Belfast foi  rodado  no relaxamento do primeiro lockdown com um protocolo severo que tornava os dias de filmagens mais curtos, o que exigia decisões rápidas e uma grande disciplina no set. Com a experiência do diretor e um time de colaboradores talentosos na equipe e elenco (e uma boa dose de sorte, principalmente de dias bonitos nas externas), o filme foi rodado em 35 dias. Muitos o classificam como um filme coming of age (um filme de formação) no qual o protagonista passa pela transição de infância para a juventude, ou de adolescente para um jovem adulto. No entanto, apesar do protagonismo de Buddy, Branagh consegue inserir um olhar adulto nos dramas que os pais e avôs do menino enfrentam. É como se ao lado da perspectiva infantil surgisse um olhar em retrospecto de um adulto sobre si como criança; ao lado dos idealizados Ma e Pa, apresentam-se conflitos dolorosamente mundanos. O plano de abertura, uma Belfast atual, moderna e filmada em cores que antecede o mergulho no passado, já sugere essa dualidade de perspectivas. E isso confere ao filme uma dimensão dramática instigante. Falando em dualidade, há que se destacar outro momento alto de Belfast, a sequencia que interliga luto e celebração à vida, ao som de Everlasting Love. Nessa sequencia o diretor consegue evitar as armadilhas do adocicamento exagerado, presente em alguns momentos.

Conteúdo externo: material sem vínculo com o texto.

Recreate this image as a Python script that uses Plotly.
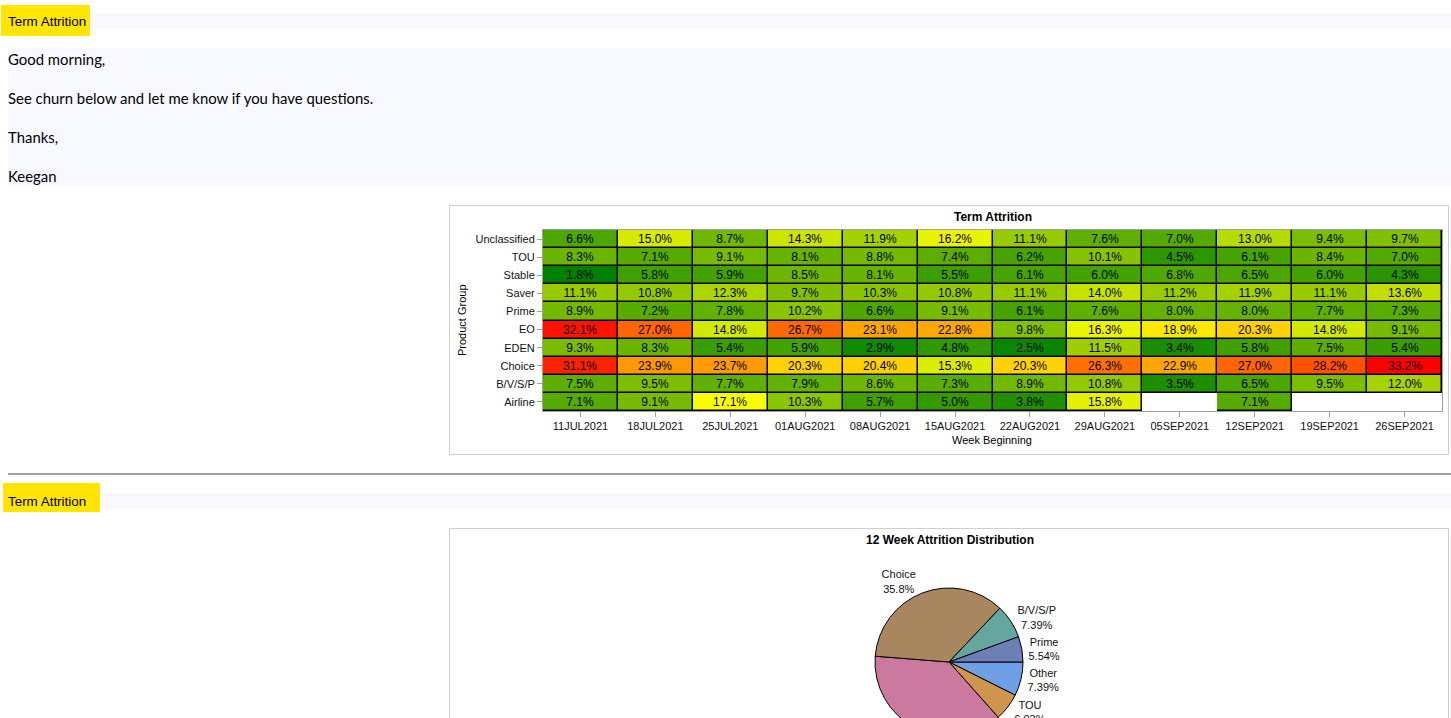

Belfast obteve vários prêmios, entre eles  o prêmio BAFTA de melhor filme britânico, o Globo de Ouro e o Oscar para melhor roteiro original. É um filme para ser visto na grande tela dos cinemas.

The Falls

Filme de Chung Mong-hong, Taiwan 2021

O substantivo the falls tem duplo sentido. Significa as cachoeiras/cataratas, ou as quedas. Ambos significados têm tudo a ver com o filme. The Falls retrata uma jornada de uma adolescente e sua mãe. Uma jornada de inúmeros tropeços que resultam numa enorme queda. E num esforço maior ainda para tentar se levantar, sacudir a poeira e dar a volta por cima. Um dos maiores atributos do filme é o uso das viradas. Não se trata  das viradas clássicas de roteiro na trama ou de transformação do personagem, mas viradas no olhar do espectador, que julga estar acompanhando um determinado enredo e descobre, de repente, que as aparências enganam. Uma dessas “aparências enganosas” é a importância da Covid-19 para o contexto da filme. A Covid se encontra no pano de fundo, tem sua função na obra, mas a doença da qual o filme trata se revelará outra, bem diferente.

Mais uma característica marcante da obra é a delicadeza com que The Falls trata seus personagens, sem poupar-lhes das crueldades e dos tapas da vida, mas com uma sensibilidade ímpar na compreensão de seus conflitos. Essa delicadeza se expressa principalmente no trabalho de atores, em especial o das duas protagonistas Alyssa Chia e Gingle Wang. Em tom contido elas navegam por grandes dramas, torrentes turbulentas por baixo da superfície.

Chung Mong-hong, também conhecido como Nagao Nakashima, é um realizador que vem se destacando por seu estilo singular. Nessa grande sinfonia do fazer cinematográfico ele, além de reger a orquestra, toca os instrumentos de roteiro e direção de fotografia. É um cineasta de olho apurado, texto afinado e grande sinergia com seus atores. Dele é também o intrigante A Sun (2019), disponível na Netflix, assim como The Falls, ambos representando o cinema feito em Taiwan.